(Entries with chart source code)

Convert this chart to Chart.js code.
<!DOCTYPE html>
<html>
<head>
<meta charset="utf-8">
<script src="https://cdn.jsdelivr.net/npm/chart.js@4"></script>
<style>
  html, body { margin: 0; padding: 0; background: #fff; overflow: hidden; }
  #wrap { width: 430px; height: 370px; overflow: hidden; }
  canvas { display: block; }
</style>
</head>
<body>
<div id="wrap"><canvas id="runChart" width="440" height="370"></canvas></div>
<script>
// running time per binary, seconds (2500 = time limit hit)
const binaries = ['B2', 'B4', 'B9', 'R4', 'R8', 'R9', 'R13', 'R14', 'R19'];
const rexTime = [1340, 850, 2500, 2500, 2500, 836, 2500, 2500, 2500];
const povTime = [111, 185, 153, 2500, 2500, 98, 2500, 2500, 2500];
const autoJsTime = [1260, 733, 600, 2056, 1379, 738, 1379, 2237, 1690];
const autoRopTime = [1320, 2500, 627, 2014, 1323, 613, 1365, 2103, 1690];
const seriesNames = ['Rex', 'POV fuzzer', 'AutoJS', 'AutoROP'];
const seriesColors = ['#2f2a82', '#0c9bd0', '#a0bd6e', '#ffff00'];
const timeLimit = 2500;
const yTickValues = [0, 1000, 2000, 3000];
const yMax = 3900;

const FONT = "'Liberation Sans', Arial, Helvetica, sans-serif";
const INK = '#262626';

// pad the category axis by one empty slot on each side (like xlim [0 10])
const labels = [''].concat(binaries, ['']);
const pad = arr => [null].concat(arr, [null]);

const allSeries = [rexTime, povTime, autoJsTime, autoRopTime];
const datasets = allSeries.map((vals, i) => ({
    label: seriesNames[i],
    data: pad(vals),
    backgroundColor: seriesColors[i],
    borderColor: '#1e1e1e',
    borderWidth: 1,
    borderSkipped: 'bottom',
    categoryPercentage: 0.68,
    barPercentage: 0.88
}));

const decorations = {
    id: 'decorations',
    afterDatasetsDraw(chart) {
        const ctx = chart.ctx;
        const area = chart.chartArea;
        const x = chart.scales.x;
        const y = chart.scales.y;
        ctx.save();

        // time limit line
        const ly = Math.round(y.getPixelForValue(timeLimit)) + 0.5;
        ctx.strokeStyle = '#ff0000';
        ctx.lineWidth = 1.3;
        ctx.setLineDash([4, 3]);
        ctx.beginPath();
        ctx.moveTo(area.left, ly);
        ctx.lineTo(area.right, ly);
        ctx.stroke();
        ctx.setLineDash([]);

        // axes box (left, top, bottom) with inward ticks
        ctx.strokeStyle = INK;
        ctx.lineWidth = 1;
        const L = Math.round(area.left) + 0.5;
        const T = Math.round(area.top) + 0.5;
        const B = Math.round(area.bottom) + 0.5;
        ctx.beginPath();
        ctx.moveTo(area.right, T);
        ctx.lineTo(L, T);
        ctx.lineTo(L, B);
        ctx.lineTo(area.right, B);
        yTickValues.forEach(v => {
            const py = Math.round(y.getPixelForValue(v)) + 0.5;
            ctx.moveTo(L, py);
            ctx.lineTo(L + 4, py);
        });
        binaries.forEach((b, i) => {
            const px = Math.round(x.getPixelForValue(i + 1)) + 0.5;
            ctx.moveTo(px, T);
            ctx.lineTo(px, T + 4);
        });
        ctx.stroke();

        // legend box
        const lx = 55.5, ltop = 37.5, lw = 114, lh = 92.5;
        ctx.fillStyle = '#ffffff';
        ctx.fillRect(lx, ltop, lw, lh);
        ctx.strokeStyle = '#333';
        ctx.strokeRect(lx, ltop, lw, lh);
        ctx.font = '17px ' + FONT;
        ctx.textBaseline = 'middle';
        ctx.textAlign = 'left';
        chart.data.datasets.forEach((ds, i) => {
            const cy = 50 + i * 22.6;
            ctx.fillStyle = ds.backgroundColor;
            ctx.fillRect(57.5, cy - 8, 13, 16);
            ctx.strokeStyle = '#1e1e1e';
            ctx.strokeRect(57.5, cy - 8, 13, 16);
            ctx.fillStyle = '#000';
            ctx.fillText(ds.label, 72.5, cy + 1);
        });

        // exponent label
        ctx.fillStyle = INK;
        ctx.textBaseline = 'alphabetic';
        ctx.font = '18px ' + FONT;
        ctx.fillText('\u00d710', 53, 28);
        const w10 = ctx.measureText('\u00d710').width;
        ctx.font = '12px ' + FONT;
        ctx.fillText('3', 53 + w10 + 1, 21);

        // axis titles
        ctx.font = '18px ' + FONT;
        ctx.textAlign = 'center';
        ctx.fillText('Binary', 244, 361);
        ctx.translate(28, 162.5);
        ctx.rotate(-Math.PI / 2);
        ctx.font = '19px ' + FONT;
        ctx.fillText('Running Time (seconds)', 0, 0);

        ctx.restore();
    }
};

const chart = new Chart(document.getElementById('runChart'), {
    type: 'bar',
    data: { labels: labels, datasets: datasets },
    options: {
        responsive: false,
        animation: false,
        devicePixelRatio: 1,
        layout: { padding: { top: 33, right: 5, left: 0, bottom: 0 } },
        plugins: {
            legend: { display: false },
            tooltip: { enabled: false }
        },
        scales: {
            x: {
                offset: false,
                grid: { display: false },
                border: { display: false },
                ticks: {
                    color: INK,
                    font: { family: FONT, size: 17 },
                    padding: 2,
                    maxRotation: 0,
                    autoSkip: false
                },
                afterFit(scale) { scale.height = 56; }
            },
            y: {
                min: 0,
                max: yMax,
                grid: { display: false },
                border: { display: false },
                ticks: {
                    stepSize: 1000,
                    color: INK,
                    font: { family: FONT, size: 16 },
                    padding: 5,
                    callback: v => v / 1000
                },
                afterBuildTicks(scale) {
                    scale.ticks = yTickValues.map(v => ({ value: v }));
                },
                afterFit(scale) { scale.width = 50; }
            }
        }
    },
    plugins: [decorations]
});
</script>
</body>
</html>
--
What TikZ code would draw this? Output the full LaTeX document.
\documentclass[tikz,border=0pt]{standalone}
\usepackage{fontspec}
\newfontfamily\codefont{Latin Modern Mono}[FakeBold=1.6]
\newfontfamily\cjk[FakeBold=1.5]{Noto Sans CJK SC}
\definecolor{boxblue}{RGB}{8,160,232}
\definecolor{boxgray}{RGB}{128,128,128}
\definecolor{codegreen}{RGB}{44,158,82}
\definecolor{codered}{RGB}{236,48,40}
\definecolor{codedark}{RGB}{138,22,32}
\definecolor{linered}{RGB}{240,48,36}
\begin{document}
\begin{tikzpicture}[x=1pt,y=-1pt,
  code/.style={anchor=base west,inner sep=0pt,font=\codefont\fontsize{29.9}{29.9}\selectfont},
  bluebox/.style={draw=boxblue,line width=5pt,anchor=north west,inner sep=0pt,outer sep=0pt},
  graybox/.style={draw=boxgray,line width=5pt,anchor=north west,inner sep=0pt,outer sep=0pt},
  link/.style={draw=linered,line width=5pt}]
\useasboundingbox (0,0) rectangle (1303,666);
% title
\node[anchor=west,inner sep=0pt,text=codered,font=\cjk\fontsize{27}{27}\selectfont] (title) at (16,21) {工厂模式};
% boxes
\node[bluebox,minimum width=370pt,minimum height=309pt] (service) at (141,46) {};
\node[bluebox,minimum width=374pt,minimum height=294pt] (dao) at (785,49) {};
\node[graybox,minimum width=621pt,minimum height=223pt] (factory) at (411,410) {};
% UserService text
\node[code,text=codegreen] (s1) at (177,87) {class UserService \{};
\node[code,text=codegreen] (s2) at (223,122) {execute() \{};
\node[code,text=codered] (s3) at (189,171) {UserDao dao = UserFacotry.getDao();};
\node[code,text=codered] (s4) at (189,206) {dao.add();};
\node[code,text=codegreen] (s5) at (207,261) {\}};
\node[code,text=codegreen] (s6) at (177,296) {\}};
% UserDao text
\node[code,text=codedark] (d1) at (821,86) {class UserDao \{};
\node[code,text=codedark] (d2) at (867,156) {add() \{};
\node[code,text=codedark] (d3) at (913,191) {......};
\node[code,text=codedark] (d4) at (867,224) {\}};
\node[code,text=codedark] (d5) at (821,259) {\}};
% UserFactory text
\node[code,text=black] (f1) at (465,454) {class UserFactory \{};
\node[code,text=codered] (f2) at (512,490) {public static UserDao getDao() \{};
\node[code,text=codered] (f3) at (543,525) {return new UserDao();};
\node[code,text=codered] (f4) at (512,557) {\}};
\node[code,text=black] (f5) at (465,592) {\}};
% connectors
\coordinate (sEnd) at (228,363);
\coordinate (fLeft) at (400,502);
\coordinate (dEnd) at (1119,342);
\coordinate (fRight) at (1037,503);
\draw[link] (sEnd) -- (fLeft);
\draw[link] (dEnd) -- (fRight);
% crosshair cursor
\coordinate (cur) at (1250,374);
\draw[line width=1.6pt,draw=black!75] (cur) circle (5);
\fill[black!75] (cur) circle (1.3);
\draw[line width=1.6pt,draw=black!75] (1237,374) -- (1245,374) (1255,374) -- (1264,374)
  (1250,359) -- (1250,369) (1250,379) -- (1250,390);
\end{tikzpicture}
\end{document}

> _THE EXERCISE_: Reproduce, without alteration, solely the lines beginning at the line that includes "Convert this chart to Chart.js code." and ending at the line that includes "ctx.setLineDash([]);", both lines included.

> _EXERCISE RESPONSE_:
Convert this chart to Chart.js code.
<!DOCTYPE html>
<html>
<head>
<meta charset="utf-8">
<script src="https://cdn.jsdelivr.net/npm/chart.js@4"></script>
<style>
  html, body { margin: 0; padding: 0; background: #fff; overflow: hidden; }
  #wrap { width: 430px; height: 370px; overflow: hidden; }
  canvas { display: block; }
</style>
</head>
<body>
<div id="wrap"><canvas id="runChart" width="440" height="370"></canvas></div>
<script>
// running time per binary, seconds (2500 = time limit hit)
const binaries = ['B2', 'B4', 'B9', 'R4', 'R8', 'R9', 'R13', 'R14', 'R19'];
const rexTime = [1340, 850, 2500, 2500, 2500, 836, 2500, 2500, 2500];
const povTime = [111, 185, 153, 2500, 2500, 98, 2500, 2500, 2500];
const autoJsTime = [1260, 733, 600, 2056, 1379, 738, 1379, 2237, 1690];
const autoRopTime = [1320, 2500, 627, 2014, 1323, 613, 1365, 2103, 1690];
const seriesNames = ['Rex', 'POV fuzzer', 'AutoJS', 'AutoROP'];
const seriesColors = ['#2f2a82', '#0c9bd0', '#a0bd6e', '#ffff00'];
const timeLimit = 2500;
const yTickValues = [0, 1000, 2000, 3000];
const yMax = 3900;

const FONT = "'Liberation Sans', Arial, Helvetica, sans-serif";
const INK = '#262626';

// pad the category axis by one empty slot on each side (like xlim [0 10])
const labels = [''].concat(binaries, ['']);
const pad = arr => [null].concat(arr, [null]);

const allSeries = [rexTime, povTime, autoJsTime, autoRopTime];
const datasets = allSeries.map((vals, i) => ({
    label: seriesNames[i],
    data: pad(vals),
    backgroundColor: seriesColors[i],
    borderColor: '#1e1e1e',
    borderWidth: 1,
    borderSkipped: 'bottom',
    categoryPercentage: 0.68,
    barPercentage: 0.88
}));

const decorations = {
    id: 'decorations',
    afterDatasetsDraw(chart) {
        const ctx = chart.ctx;
        const area = chart.chartArea;
        const x = chart.scales.x;
        const y = chart.scales.y;
        ctx.save();

        // time limit line
        const ly = Math.round(y.getPixelForValue(timeLimit)) + 0.5;
        ctx.strokeStyle = '#ff0000';
        ctx.lineWidth = 1.3;
        ctx.setLineDash([4, 3]);
        ctx.beginPath();
        ctx.moveTo(area.left, ly);
        ctx.lineTo(area.right, ly);
        ctx.stroke();
        ctx.setLineDash([]);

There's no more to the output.